Lolita by Vladamir Nabokov

Lolita by Vladamir Nabokov

“I am thinking of aurochs and angels, the secret of durable pigments, prophetic sonnets, the refuge of art. And this is the only immortality you and I may share, my Lolita…”

I read this book for the first time my twentieth year, when I was much closer in age to doomed Dolores Haze than to its protagonist. I recognized it then as a masterpiece and a beautiful, powerful, troubled account. Upon rereading it this summer on an extended trip to China I was struck again by the power, the majesty, the terrible tragedy and love of this story. Lolita is a heartbreaking love story between a terrible Old World Grendel and crass, blossoming overripe adolescent America. This is a heartrending feat of sculpting with language.

From the opening paragraph to the closing sentences above, Nabokov’s showy florid prose is both electric and elegiac. This is the kind of writing that makes anyone (me at least) want to put down their pen in despair, with the certain knowledge that you will never write a single page as good as what he is able to deliver in the hundreds.

There isn’t much new to say about this tale that hasn’t been said before.
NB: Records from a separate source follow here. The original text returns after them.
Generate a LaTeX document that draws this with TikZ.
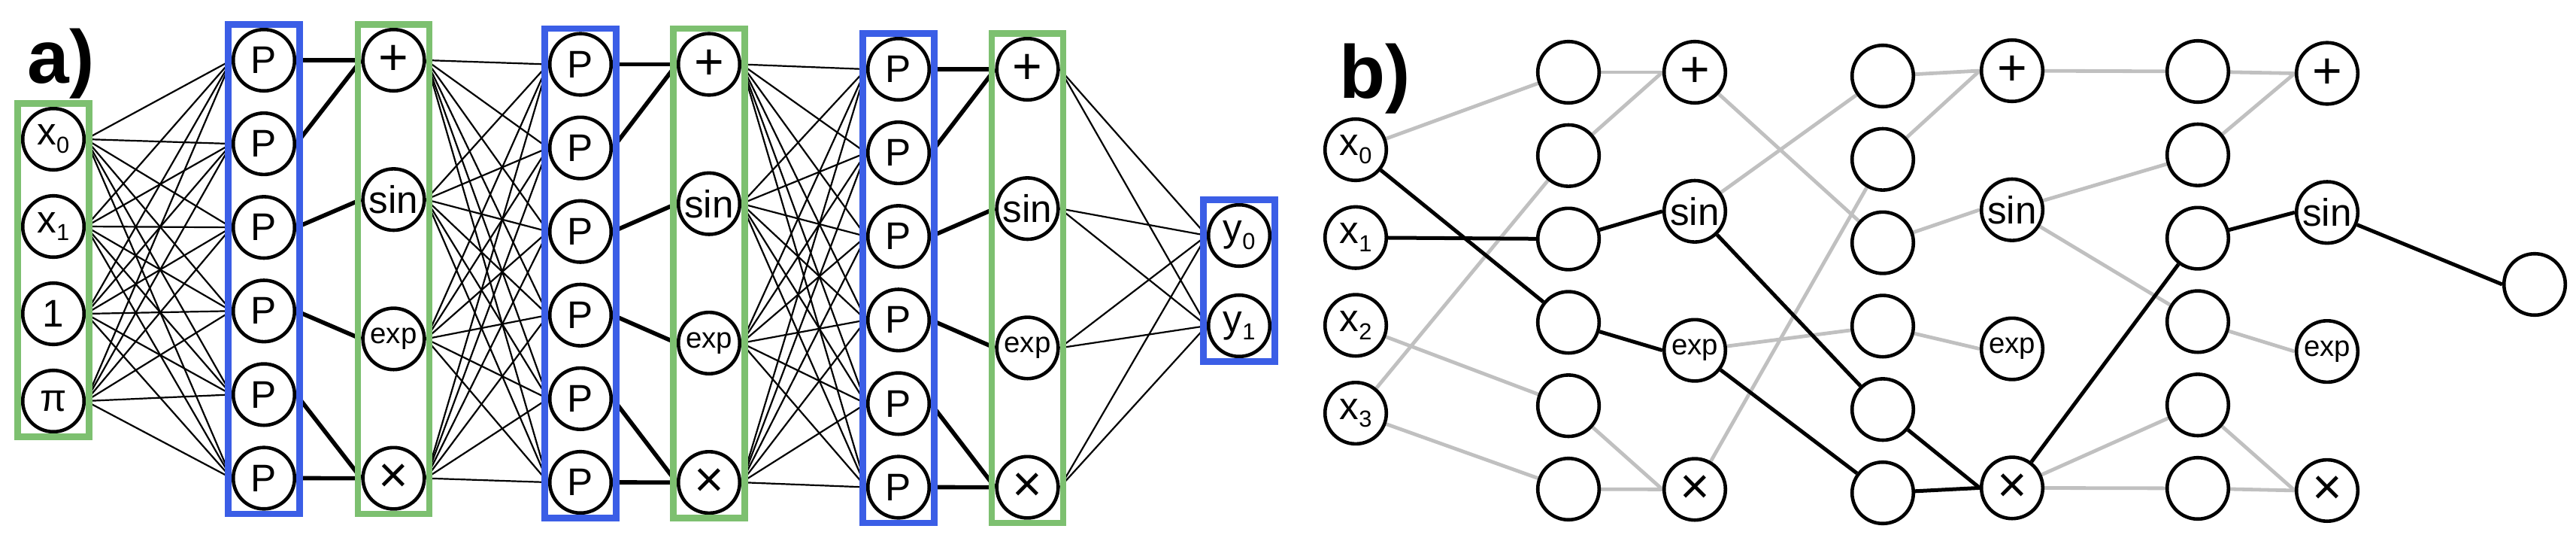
\documentclass[tikz,border=0pt]{standalone}
\usepackage{fontspec}
\setmainfont{Liberation Sans}
\usetikzlibrary{positioning,fit,backgrounds}
\definecolor{pblue}{RGB}{59,94,230}
\definecolor{ogreen}{RGB}{125,192,112}
\definecolor{lgray}{RGB}{192,192,192}
\newcommand{\idx}[1]{\raisebox{-2.7pt}{\fontsize{7.7}{8}\selectfont #1}}
\tikzset{
  unit/.style={circle,draw,line width=1.15pt,minimum size=20.4pt,inner sep=0pt,font=\fontsize{12.8}{14}\selectfont},
  pblk/.style={draw=pblue,line width=2.15pt,inner sep=1.1pt},
  oblk/.style={draw=ogreen,line width=2.15pt,inner sep=1.1pt},
  wire/.style={line width=0.55pt},
  bwire/.style={line width=1.4pt},
  gwire/.style={line width=1.2pt,lgray},
  kwire/.style={line width=1.25pt},
  lbl/.style={font=\fontsize{25}{28}\selectfont\bfseries,anchor=base west,inner sep=0pt}
}
\begin{document}
\begin{tikzpicture}[x=0.25pt,y=-0.25pt]
  \useasboundingbox (0,0) rectangle (3426,718);

  % a) dense network
  \node[lbl] (lbla) at (36,110) {a)};
  \foreach \lab [count=\i] in {x\idx{0},x\idx{1},1,π}
    \node[unit] (ain\i) at (71,{185+116*(\i-1)}) {\lab};
  \foreach \c/\px/\ox/\yy in {1/351/523.5/80,2/772/943/85.5,3/1195/1366.5/92}{
    \foreach \k in {1,...,6}
      \node[unit] (ap\c-\k) at (\px,{\yy+111.1*(\k-1)}) {P};
    \foreach \lab/\fs [count=\k] in {+/17,sin/12.8,exp/9.6,×/17}
      \node[unit,font=\fontsize{\fs}{11}\selectfont] (ao\c-\k) at (\ox,{\yy+185.2*(\k-1)}) {\lab};
  }
  \node[unit] (aout1) at (1648,313) {y\idx{0}};
  \node[unit] (aout2) at (1648,433) {y\idx{1}};

  \node[oblk,fit=(ain1)(ain4)] (ainbox) {};
  \foreach \c in {1,2,3}{
    \node[pblk,fit=(ap\c-1)(ap\c-6)] (apbox\c) {};
    \node[oblk,fit=(ao\c-1)(ao\c-4)] (aobox\c) {};
  }
  \node[pblk,fit=(aout1)(aout2)] (aoutbox) {};

  \begin{scope}[on background layer]
    \foreach \i in {1,...,4} \foreach \k in {1,...,6}
      \draw[wire] (ain\i.east) -- (ap1-\k.west);
    \foreach \c/\n in {1/2,2/3} \foreach \m in {1,...,4} \foreach \k in {1,...,6}
      \draw[wire] (ao\c-\m.east) -- (ap\n-\k.west);
    \foreach \m in {1,...,4} \foreach \j in {1,2}
      \draw[wire] (ao3-\m.east) -- (aout\j.west);
    \foreach \c in {1,2,3} \foreach \k/\m in {1/1,2/1,3/2,4/3,5/4,6/4}
      \draw[bwire] (ap\c-\k.east) -- (ao\c-\m.west);
  \end{scope}

  % b) pruned network
  \node[lbl] (lblb) at (1781,130) {b)};
  \foreach \i in {1,...,4}
    \node[unit] (bin\i) at (1803,{199+116.7*(\i-1)}) {x\idx{\the\numexpr\i-1\relax}};
  \foreach \c/\px/\yy in {1/2086/96,2/2504/101,3/2923/95}
    \foreach \k in {1,...,6}
      \node[unit] (bh\c-\k) at (\px,{\yy+110.8*(\k-1)}) {};
  \foreach \c/\px/\yy in {1/2254/96,2/2676/94,3/3095/97.5}
    \foreach \lab/\fs [count=\k] in {+/17,sin/12.8,exp/9.6,×/17}
      \node[unit,font=\fontsize{\fs}{11}\selectfont] (bo\c-\k) at (\px,{\yy+184.8*(\k-1)}) {\lab};
  \node[unit] (bout) at (3371,378) {};

  \begin{scope}[on background layer]
    \foreach \u/\v in {bin1/bh1-1,bin4/bh1-2,bin3/bh1-5,bin4/bh1-6,
        bh1-1/bo1-1.west,bh1-2/bo1-1.west,bh1-5/bo1-4.west,bh1-6/bo1-4.west,
        bo1-1/bh2-3,bo1-2/bh2-1,bo1-4/bh2-2,bo1-3/bh2-4,
        bh2-1/bo2-1.west,bh2-2/bo2-1.west,bh2-3/bo2-2.west,bh2-4/bo2-3.west,
        bo2-1/bh3-1,bo2-2/bh3-2,bo2-2/bh3-4,bo2-4/bh3-5,bo2-4/bh3-6,
        bh3-1/bo3-1.west,bh3-2/bo3-1.west,bh3-4/bo3-3.west,bh3-5/bo3-4.west,bh3-6/bo3-4.west}
      \draw[gwire] (\u) -- (\v);
    \foreach \u/\v in {bin1/bh1-4,bin2/bh1-3,bh1-3/bo1-2.west,bh1-4/bo1-3.west,
        bo1-2/bh2-5,bo1-3/bh2-6,bh2-5/bo2-4.west,bh2-6/bo2-4.west,
        bo2-4/bh3-3,bh3-3/bo3-2.west,bo3-2/bout.west}
      \draw[kwire] (\u) -- (\v);
  \end{scope}
\end{tikzpicture}
\end{document}
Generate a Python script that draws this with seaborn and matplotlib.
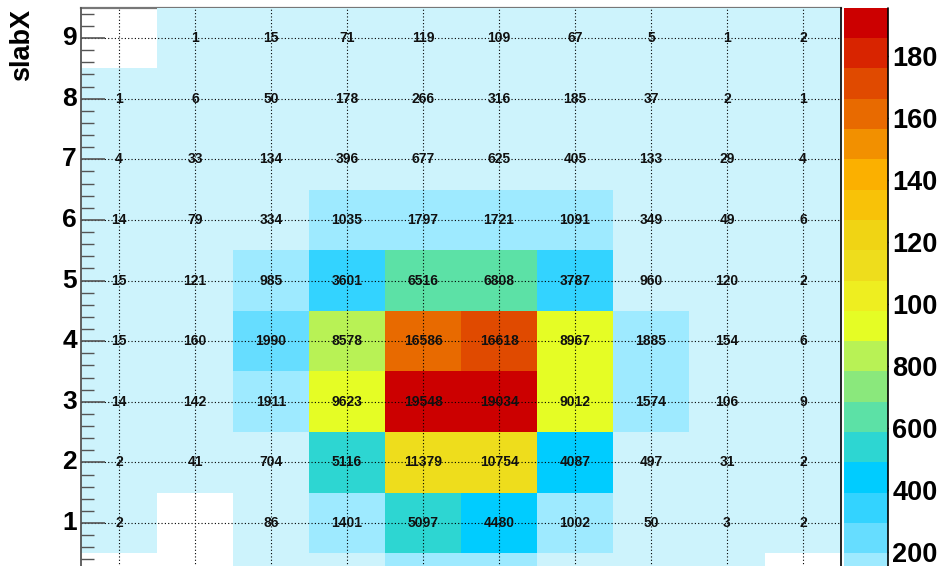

I don’t think I’ll try, except to mention for my own notes that HH’s heartbreak over his inability to achieve any truly lasting immortality with Lolita (who is- at best- destined to grow beyond the transcendent moment of nypmhetism that so captures him) struck me as a reflection on the deep tragedy of any pair of lovers ever to live: None will ever know all the secret languages and moments and passions and conflicts and hopes of a couple but that couple themselves. The full-near-to-bursting emotions and secrets of love that (hopefully) almost everyone is lucky enough to experience at least once in life are doomed to pass, unremarked, unknown and forgotten by everyone else, to disappear, “like teardrops in rain.” Beyond embodying all of that love in offspring – children – then, the creation of inspired art, like this wonderful novel, is the only immortality that lovers may ever share.